In the hazy memories of my youth I remember this movie being long, slow, and unbelievably boring. Watching it now I actually find that it actually does a pretty good job. I suppose in the intervening time I’ve seen a lot of TRULY bad movies, so I am more forgiving. It’s not a good movie, but it’s not the interminable slog that I remember. It’s a well meaning magical quest tale that is struggling with a number of problems.

For one thing there’s the matter of budget. Everything about this movie speaks of a massive effort to disguise the paltry budget they are restricted to. At times the video quality is extremely poor – so clearly this was not shot on film. The faces of the Ewok costumes are not articulated in any way so when they speak their Ewokish lines their mouths barely move. (Warwick Davis does an admirable job working the mouth of his mask – reaching his tongue out through the teeth and even managing to move the mouth somewhat.) The special effects are rarely special. I’ll give a pass to the rubbery wolf monster puppet and it’s stop-motion counterpart (for wide shots) because the tech of the time probably didn’t allow for anything more convincing. But the spiders later in the movie are laughably bad (visible strings and all.) There’s also very little footage of the Ewok’s treetop village as depicted in the Return of the Jedi and the Ewok cartoons. Apparently the Ewoks live in huts at the base of the trees as well. Because the budget had been blown on costumes and stop-motion and a puppets and the little fairy things there was no budget remaining to create domestic animals for the Ewoks (or so I surmise) resulting in the somewhat incongruous presence of terrestrial ponies, goats, ferrets and llamas on the forest moon of Endor.

Then there’s the language problem. The film makers chose not to sub-title the Ewoks (probably because the movie was meant to appeal to children too young to read in some cases) so there are vast parts of the movie filled with pantomime. So large are these bits that they’ve added somewhat heavy handed narration to explain the plot to us. Any time you have a narrator telling you what you’re watching at that very moment things have gone disastrously wrong. (See: The Creeping Terror – one of my favorite MST3K episodes.) On the plus side it IS Burl Ives providing the narration – so even if it’s insipid and regrettable even so it is melodious and comforting to listen to.

And the final problem with the movie is that there’s just not much to the quest involved.
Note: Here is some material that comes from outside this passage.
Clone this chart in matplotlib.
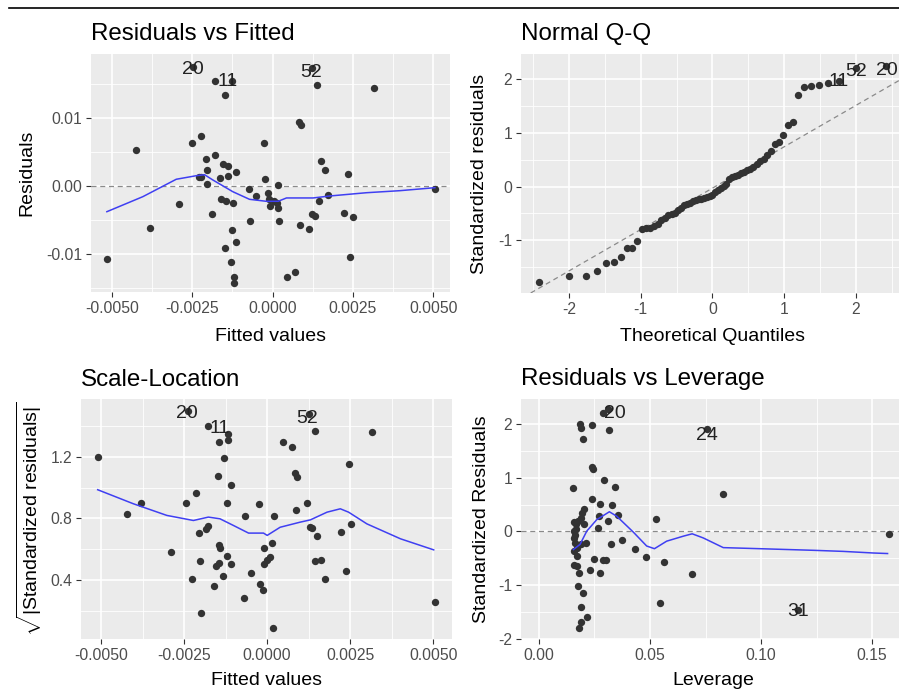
import statistics

import matplotlib
matplotlib.use("Agg")
import matplotlib.pyplot as plt
from matplotlib.lines import Line2D
from matplotlib.ticker import FixedLocator, FixedFormatter

plt.rcParams['font.family'] = ['Liberation Sans', 'DejaVu Sans']
plt.rcParams['mathtext.fontset'] = 'custom'
plt.rcParams['mathtext.rm'] = 'Liberation Sans'
plt.rcParams['mathtext.it'] = 'Liberation Sans:italic'
plt.rcParams['axes.unicode_minus'] = False

# --- Residuals vs Fitted ---
rvf_fitted = [-0.00516, -0.00426, -0.00383, -0.00293, -0.00251, -0.00222, -0.00230, -0.00224,
              -0.00207, -0.00203, -0.00203, -0.00181, -0.00190, -0.00181, -0.00165, -0.00153,
              -0.00140, -0.00138, -0.00147, -0.00160, -0.00146, -0.00124, -0.00113, -0.00127,
              -0.00113, -0.00147, -0.00130, -0.00121, -0.00121, -0.00126, -0.00075, -0.00070,
              -0.00053, -0.00027, -0.00023, -0.00015, -0.00012, -0.00009, 0.00003, 0.00012,
              0.00016, 0.00017, 0.00020, 0.00045, 0.00071, 0.00083, 0.00088, 0.00084,
              0.00113, 0.00122, 0.00132, 0.00139, 0.00144, 0.00149, 0.00162, 0.00171,
              0.00221, 0.00235, 0.00251, 0.00242, 0.00317, 0.00505, -0.00248, 0.00121]
rvf_resid = [-0.01078, 0.00534, -0.00618, -0.00269, 0.00637, 0.00735, 0.00137, 0.00130,
             0.00392, 0.00235, 0.00029, 0.00451, -0.00416, 0.01544, 0.00113, 0.00319,
             0.00299, 0.00152, 0.01343, -0.00196, -0.00216, -0.00250, 0.00211, -0.00642,
             -0.00819, -0.00917, -0.01123, -0.01343, -0.01431, 0.01544, -0.00044, -0.00515,
             -0.00147, 0.00637, 0.00108, -0.00098, -0.00196, -0.00289, -0.00225, -0.00255,
             0.00010, -0.00328, -0.00520, -0.01343, -0.01270, 0.00941, 0.00897, -0.00578,
             -0.00637, -0.00412, -0.00441, 0.01485, -0.00216, 0.00368, 0.00231, -0.00132,
             -0.00392, 0.00172, -0.00456, -0.01044, 0.01446, -0.00049, 0.01754, 0.01730]
rvf_smooth_x = [-0.00516, -0.00404, -0.00300, -0.00238, -0.00212, -0.00186, -0.00124, -0.00072,
                -0.00020, 0.00017, 0.00043, 0.00126, 0.00178, 0.00292, 0.00396, 0.00505]
rvf_smooth_y = [-0.00378, -0.00157, 0.00099, 0.00151, 0.00166, 0.00088, -0.00084, -0.00196,
                -0.00225, -0.00225, -0.00176, -0.00176, -0.00147, -0.00099, -0.00069, -0.00025]
rvf_labels = ["20", "11", "52"]
rvf_label_x = [-0.00248, -0.00141, 0.00120]
rvf_label_y = [0.01716, 0.01534, 0.01666]

# --- Normal Q-Q (sorted standardized residuals) ---
qq_sample = [-1.78, -1.67, -1.67, -1.58, -1.43, -1.40, -1.32, -1.14, -1.14, -1.01,
             -0.79, -0.78, -0.78, -0.74, -0.69, -0.62, -0.58, -0.53, -0.51, -0.49,
             -0.44, -0.40, -0.35, -0.33, -0.30, -0.27, -0.25, -0.24, -0.24, -0.22,
             -0.20, -0.18, -0.15, -0.11, -0.07, -0.03, 0.01, 0.05, 0.14, 0.17,
             0.20, 0.22, 0.25, 0.27, 0.30, 0.33, 0.37, 0.42, 0.47, 0.52,
             0.58, 0.66, 0.80, 0.83, 0.95, 1.15, 1.20, 1.70, 1.86, 1.87,
             1.88, 1.93, 1.97, 2.20, 2.25]
qq_line_intercept = -0.03
qq_line_slope = 0.77
qq_labels = ["11", "52", "20"]
qq_label_x = [1.753, 2.00, 2.428]
qq_label_y = [1.95, 2.136, 2.167]

# --- Scale-Location ---
sl_fitted = [-0.00510, -0.00423, -0.00380, -0.00290, -0.00244, -0.00225, -0.00215, -0.00202,
             -0.00204, -0.00199, -0.00185, -0.00177, -0.00179, -0.00159, -0.00154, -0.00145,
             -0.00145, -0.00142, -0.00147, -0.00145, -0.00133, -0.00129, -0.00121, -0.00120,
             -0.00118, -0.00118, -0.00108, -0.00108, -0.00066, -0.00070, -0.00049, -0.00025,
             -0.00021, -0.00013, -0.00009, -0.00009, -0.00001, 0.00009, 0.00016, 0.00021,
             0.00017, 0.00049, 0.00076, 0.00084, 0.00090, 0.00086, 0.00120, 0.00127,
             0.00130, 0.00135, 0.00145, 0.00150, 0.00145, 0.00162, 0.00175, 0.00223,
             0.00237, 0.00245, 0.00253, 0.00315, 0.00506, -0.00237]
sl_sqrt_std = [1.203, 0.826, 0.898, 0.585, 0.898, 0.405, 0.967, 0.522,
               0.705, 0.184, 0.733, 0.754, 1.400, 0.362, 0.492, 0.512,
               0.629, 0.607, 1.078, 1.300, 0.423, 1.192, 0.559, 0.900,
               1.312, 1.351, 1.021, 0.505, 0.815, 0.282, 0.444, 0.891,
               0.375, 0.336, 0.609, 0.505, 0.531, 0.548, 0.639, 0.813,
               0.089, 1.300, 1.264, 1.095, 1.069, 0.852, 0.900, 1.480,
               0.743, 0.737, 1.372, 0.685, 0.522, 0.531, 0.405, 0.709,
               0.457, 1.156, 0.763, 1.361, 0.254, 1.496]
sl_smooth_x = [-0.00510, -0.00403, -0.00302, -0.00222, -0.00177, -0.00142, -0.00101, -0.00056,
               -0.00011, 0.00000, 0.00039, 0.00099, 0.00130, 0.00180, 0.00220, 0.00245,
               0.00300, 0.00401, 0.00501]
sl_smooth_y = [0.987, 0.896, 0.820, 0.787, 0.809, 0.798, 0.754, 0.705,
               0.705, 0.690, 0.743, 0.776, 0.791, 0.841, 0.863, 0.841,
               0.765, 0.668, 0.596]
sl_labels = ["20", "11", "52"]
sl_label_x = [-0.00242, -0.00142, 0.00119]
sl_label_y = [1.484, 1.387, 1.452]

# --- Residuals vs Leverage ---
rvl_leverage = [0.0186, 0.0189, 0.0237, 0.0198, 0.0317, 0.0312, 0.0287, 0.0237,
                0.0245, 0.0155, 0.0291, 0.0342, 0.0237, 0.0275, 0.0329, 0.0204,
                0.0192, 0.0354, 0.0269, 0.0159, 0.0167, 0.0312, 0.0204, 0.0267,
                0.0159, 0.0160, 0.0158, 0.0160, 0.0212, 0.0189, 0.0324, 0.0374,
                0.0159, 0.0171, 0.0434, 0.0483, 0.0527, 0.0565, 0.0156, 0.0171,
                0.0249, 0.0287, 0.0302, 0.0231, 0.0275, 0.0182, 0.0174, 0.0200,
                0.0189, 0.0546, 0.0216, 0.0189, 0.0182, 0.0830, 0.0691, 0.1577,
                0.0758, 0.1165, 0.0174, 0.0190, 0.0165, 0.0170]
rvl_std = [2.00, 1.93, 1.98, 1.72, 1.89, 2.28, 2.20, 1.20,
           1.16, 0.81, 0.95, 0.82, 0.60, 0.52, 0.49, 0.415,
           0.35, 0.31, 0.29, 0.17, 0.14, 0.19, 0.14, 0.06,
           0.00, -0.06, -0.13, -0.21, -0.22, -0.24, -0.24, -0.155,
           -0.36, -0.45, -0.33, -0.48, 0.23, -0.56, -0.63, -0.64,
           -0.515, -0.53, -0.53, -0.72, -0.78, -0.78, -1.02, -1.15,
           -1.40, -1.33, -1.59, -1.69, -1.79, 0.70, -0.79, -0.04,
           1.91, -1.46, 0.20, 0.25, 0.05, -0.30]
rvl_smooth_x = [0.0155, 0.0185, 0.0215, 0.0260, 0.0317, 0.0350, 0.0425, 0.0485, 0.0520,
                0.0575, 0.0650, 0.0690, 0.0740, 0.0830, 0.0995, 0.1236, 0.1370, 0.1506, 0.1570]
rvl_smooth_y = [-0.335, -0.24, 0.006, 0.22, 0.367, 0.285, -0.012, -0.27, -0.32,
                -0.18, -0.087, -0.043, -0.12, -0.30, -0.32, -0.35, -0.37, -0.40, -0.41]
rvl_labels = ["20", "24", "31"]
rvl_label_x = [0.0342, 0.0755, 0.1168]
rvl_label_y = [2.20, 1.795, -1.49]

W, H = 899, 693
PANEL_BG = "#EBEBEB"
POINT_COL = "#333333"
SMOOTH_COL = "#3F3FF2"
DASH_COL = "#8A8A8A"
PT_SIZE = 28


def add_panel(fig, left, top, right, bottom):
    """Axes placed from pixel edges (origin top-left)."""
    return fig.add_axes([left / W, 1 - bottom / H, (right - left) / W, (bottom - top) / H])


def style_panel(ax, xlim, ylim, xmajor, xlabels, xminor, ymajor, ylabels, yminor):
    ax.set_facecolor(PANEL_BG)
    for s in ax.spines.values():
        s.set_visible(False)
    ax.set_xlim(*xlim)
    ax.set_ylim(*ylim)
    ax.xaxis.set_major_locator(FixedLocator(xmajor))
    ax.xaxis.set_major_formatter(FixedFormatter(xlabels))
    ax.xaxis.set_minor_locator(FixedLocator(xminor))
    ax.yaxis.set_major_locator(FixedLocator(ymajor))
    ax.yaxis.set_major_formatter(FixedFormatter(ylabels))
    ax.yaxis.set_minor_locator(FixedLocator(yminor))
    ax.grid(True, which="major", color="white", linewidth=1.2)
    ax.grid(True, which="minor", color="white", linewidth=0.6)
    ax.set_axisbelow(True)
    ax.tick_params(which="major", length=3.6, width=0.8, color="#333333",
                   labelcolor="#4D4D4D", labelsize=11.3, pad=2.8)
    ax.tick_params(which="minor", length=0)


def text_px(fig, x, y, s, **kw):
    fig.text(x / W, 1 - y / H, s, **kw)


def main():
    fig = plt.figure(figsize=(W / 100, H / 100), dpi=100)
    fig.patch.set_facecolor("white")

    # trait noir en haut de la capture
    fig.add_artist(Line2D([9 / W, 1.0], [1 - 8 / H, 1 - 8 / H], color="black", linewidth=1.2))

    lab_kw = dict(fontsize=14, color="#222222", ha="center", va="center")

    # Residuals vs Fitted
    ax1 = add_panel(fig, 91, 54, 450, 292)
    style_panel(ax1, (-0.005654, 0.00552), (-0.01559, 0.01941),
                [-0.005, -0.0025, 0, 0.0025, 0.005],
                ["-0.0050", "-0.0025", "0.0000", "0.0025", "0.0050"],
                [-0.00375, -0.00125, 0.00125, 0.00375],
                [-0.01, 0, 0.01], ["-0.01", "0.00", "0.01"],
                [-0.015, -0.005, 0.005, 0.015])
    ax1.axhline(0, color=DASH_COL, linewidth=0.9, linestyle=(0, (4, 3)))
    ax1.scatter(rvf_fitted, rvf_resid, s=PT_SIZE, color=POINT_COL, linewidths=0, zorder=3)
    ax1.plot(rvf_smooth_x, rvf_smooth_y, color=SMOOTH_COL, linewidth=1.1, zorder=4)
    for t, x, y in zip(rvf_labels, rvf_label_x, rvf_label_y):
        ax1.text(x, y, t, zorder=5, **lab_kw)

    # Normal Q-Q
    n = len(qq_sample)
    nd = statistics.NormalDist()
    qq_theo = [nd.inv_cdf((i + 0.5) / n) for i in range(n)]
    ax2 = add_panel(fig, 521, 54, 905, 293)
    style_panel(ax2, (-2.669, 2.683), (-1.981, 2.465),
                [-2, -1, 0, 1, 2], ["-2", "-1", "0", "1", "2"],
                [-2.5, -1.5, -0.5, 0.5, 1.5, 2.5],
                [-2, -1, 0, 1, 2], ["-2", "-1", "0", "1", "2"],
                [-1.5, -0.5, 0.5, 1.5])
    ax2.axline((0, qq_line_intercept), slope=qq_line_slope, color=DASH_COL,
               linewidth=0.9, linestyle=(0, (4, 3)))
    ax2.scatter(qq_theo, qq_sample, s=PT_SIZE, color=POINT_COL, linewidths=0, zorder=3)
    for t, x, y in zip(qq_labels, qq_label_x, qq_label_y):
        ax2.text(x, y, t, zorder=5, **lab_kw)

    # Scale-Location
    ax3 = add_panel(fig, 81, 399, 452, 639)
    style_panel(ax3, (-0.005602, 0.005561), (0.0163, 1.577),
                [-0.005, -0.0025, 0, 0.0025, 0.005],
                ["-0.0050", "-0.0025", "0.0000", "0.0025", "0.0050"],
                [-0.00375, -0.00125, 0.00125, 0.00375],
                [0.4, 0.8, 1.2], ["0.4", "0.8", "1.2"],
                [0.2, 0.6, 1.0, 1.4])
    ax3.scatter(sl_fitted, sl_sqrt_std, s=PT_SIZE, color=POINT_COL, linewidths=0, zorder=3)
    ax3.plot(sl_smooth_x, sl_smooth_y, color=SMOOTH_COL, linewidth=1.1, zorder=4)
    for t, x, y in zip(sl_labels, sl_label_x, sl_label_y):
        ax3.text(x, y, t, zorder=5, **lab_kw)

    # Residuals vs Leverage
    ax4 = add_panel(fig, 521, 399, 906, 639)
    style_panel(ax4, (-0.0081, 0.1653), (-2.0, 2.465),
                [0, 0.05, 0.10, 0.15], ["0.00", "0.05", "0.10", "0.15"],
                [0.025, 0.075, 0.125],
                [-2, -1, 0, 1, 2], ["-2", "-1", "0", "1", "2"],
                [-1.5, -0.5, 0.5, 1.5])
    ax4.axhline(0, color=DASH_COL, linewidth=0.9, linestyle=(0, (4, 3)))
    ax4.scatter(rvl_leverage, rvl_std, s=PT_SIZE, color=POINT_COL, linewidths=0, zorder=3)
    ax4.plot(rvl_smooth_x, rvl_smooth_y, color=SMOOTH_COL, linewidth=1.1, zorder=4)
    for t, x, y in zip(rvl_labels, rvl_label_x, rvl_label_y):
        ax4.text(x, y, t, zorder=5, **lab_kw)

    # titres
    title_kw = dict(fontsize=17.4, color="black", ha="left", va="baseline")
    text_px(fig, 91, 40, "Residuals vs Fitted", **title_kw)
    text_px(fig, 521, 40, "Normal Q-Q", **title_kw)
    text_px(fig, 81, 386, "Scale-Location", **title_kw)
    text_px(fig, 521, 385, "Residuals vs Leverage", **title_kw)

    # titres d'axes
    ax_kw = dict(fontsize=14, color="black", ha="center", va="baseline")
    text_px(fig, 270.5, 341, "Fitted values", **ax_kw)
    text_px(fig, 713, 341, "Theoretical Quantiles", **ax_kw)
    text_px(fig, 266.5, 685, "Fitted values", **ax_kw)
    text_px(fig, 713.5, 685, "Leverage", **ax_kw)

    yl_kw = dict(fontsize=14, color="black", ha="center", va="center", rotation=90)
    text_px(fig, 27, 173, "Residuals", **yl_kw)
    text_px(fig, 480, 173.5, "Standardized residuals", **yl_kw)
    text_px(fig, 29, 519, r"$\sqrt{|\mathrm{Standardized\ residuals}|}$", **yl_kw)
    text_px(fig, 482, 519, "Standardized Residuals", **yl_kw)

    fig.savefig("out.png", dpi=100)


if __name__ == "__main__":
    main()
After their starcruiser crashes and their parents are kidnapped by a giant ogre thing Cindel and Mace set out on a journey to rescue them. They travel for a couple days they get there, and have their confrontation with the ogre. Along the way they overcome obstacles and become fast friends with the Ewoks that help them. It’s fun, but there’s really not much to it. With the result that there’s a lot of padding to get it out to the hour-and-forty minutes of a TV movie. There’s a bit at the start when Cindel is sick and the Mace almost gets eaten by a muppet in a tree. Then there’s Mace magically getting stuck in a little pond. Then the horse with Cindel on it runs away. Little episodes that momentarily imperil our heroes but don’t seem to serve to advance the plot in any way. There’s a lot of that.

While I’m thinking of it I’d also like to comment that the ad breaks are very strangely placed. If you’re making a made-for-TV movie it would seem to me to be pretty self-explanatory that you build up to an action crescendo right before an ad break and leave the viewer with a mini cliff-hanger which makes them want to stick around to see how things come out. Strangely, however, there are at least two fade-to-black breaks that come just AFTER the resolution of a little action scene. Perhaps this contributed to the pacing problems I had when I first viewed the move.

Still, despite its shortcomings, I find I no longer hate this movie. It’s a fun little adventure – sort of a Ulysses light – for kids. It has some hints of Star Wars (particularly in Mace’s costume and blaster) and some mystical magic as well. Think of it as a pilot for Willow, which I’ll admit I really quite enjoy. I’m impressed to find that it even involves a little bit of a character arc for Mace as he learns to love the Ewoks. It could never be considered a good movie, but it’s not truly awful either. Far, far better than Attack of the Clones at any rate.